Como era de esperar, los grupos presuntamente damnificados salieron en tromba a poner la non nata ley como un perejil. A su entender, la liberación que propugna el Ejecutivo no sólo constituye una intromisión intolerable, sino que surtirá efectos negativos sobre los ciudadanos en general y los dejará más desprotegidos.

A mi juicio, se trata de lamentos propios de quienes ven peligrar sus atávicas regalías. La ley que me ocupa es sin duda mejorable. Pero abre el camino a una clara rebaja o supresión de los altos costes pecuniarios impuestos al ejercicio libre de cada oficio.

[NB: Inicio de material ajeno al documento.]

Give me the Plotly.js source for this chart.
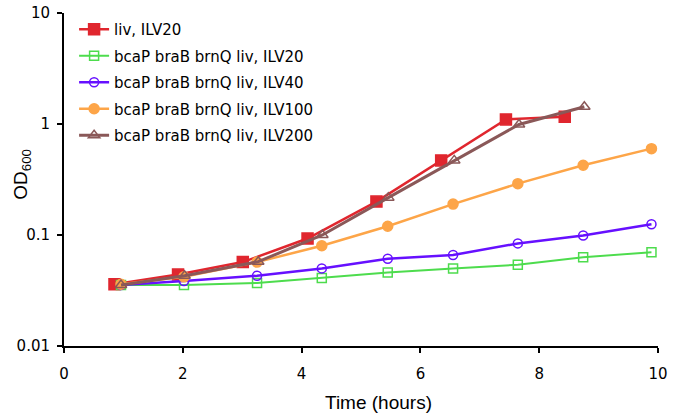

De modo que, contra lo que pregona la propaganda de los lobbies, también beneficiará indirectamente a la inmensa grey de usuarios que hayan de contratar semejantes servicios.

En todo caso, es saludable que las corporaciones no tengan a partir de ahora más remedio que amoldarse a los tiempos que corren y al clamor popular de renovación, mesura y abolición de gajes hereditarios. Ello implicará, por ejemplo, una poda drástica de los copiosos gastos estructurales de los colegios, entre los que son de citar unas sedes suntuarias, unas plantillas hipertrofiadas y burocratizadas y unos dispendios en muchos casos exorbitantes.